Schematherapie nach Jeffrey Young
Die Schematherapie erweitert die Methoden der kognitiven Verhaltenstherapie um Elemente tiefenpsychologischer Behandlungskonzepte und anderer bewährter Therapieverfahren, wie z.B. der Transaktionsanalyse, der Hypnotherapie und der Gestalttherapie. Die Patienten können schnell in selbstständige Arbeit einsteigen und profitieren in kurzer Zeit und nachhaltig. Die Schematherapie geht davon aus, dass in der Kindheit und im Verlauf des Lebens Schemata, d.h. Verhaltensmuster, erworben werden, die Erinnerungen, Emotionen, Kognitionen und Körperempfindungen beinhalten und das Verhalten krankmachend beeinflussen können. Diese Verhaltensmuster können z.B. durch die Überbetonung von Leistung, Perfektion und Zuverlässigkeit so krankmachend wirken, dass sich eine depressive Symptomatik entwickelt. Durch das Erkennen und das Verändern der Schemata kann die depressive Symptomatik häufig aufgelöst werden.
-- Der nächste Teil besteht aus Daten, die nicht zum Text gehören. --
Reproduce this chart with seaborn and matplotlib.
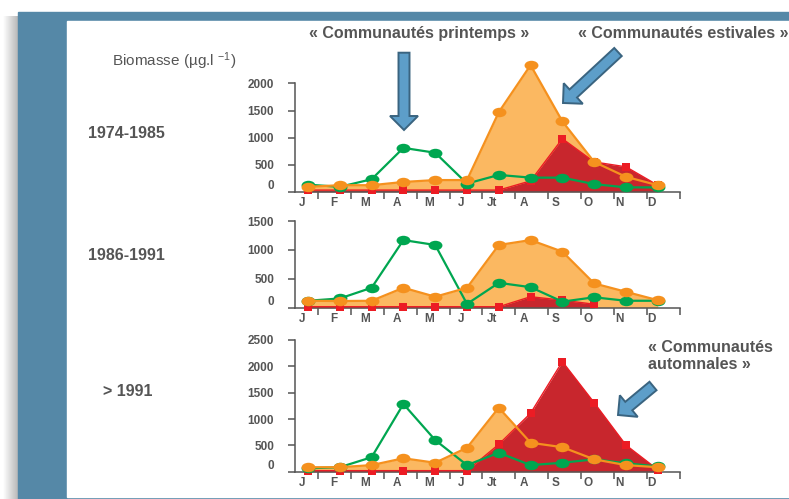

Anthroposophische Psychotherapie
Die Anthroposophische Psychotherapie erweitert die verschiedenen Psychotherapierichtungen um den Schicksalsgedanken. In Vergegenwärtigung von Vergangenheit und Zukunft – in tatsächlicher Geistesgegenwart- kann eine innere Haltung gefunden und gebildet werden, schwierige Lebens- und Krankheitssituationen zu bewältigen, zu verändern und/oder zu ertragen. Der biographische Entwicklungsgedanke in leiblicher, seelischer und geistiger Hinsicht in Bezug auf das individuelle Leben wie auch das psychosoziale Beziehungsleben eines Menschen ist dabei führend.

PERSPEKTIVE: LEBEN MIT DER DEPRESSION

Depressionen verlaufen meist in Phasen. Meist klingen diese wieder spontan ab. Bei den meisten Patienten kommt es zur vollständigen Ausheilung der Depression.

Eine Depression kann im Laufe des Lebens aber auch erneut auftreten. Auch wenn eine wiederholte (rezidivierende) Depression besteht, gibt es wirkungsvolle Behandlungsmethoden (medikamentöse, bewegungs-, kunst- und psychotherapeutische Behandlungen); meist werden dann Behandlungsmethoden kombiniert.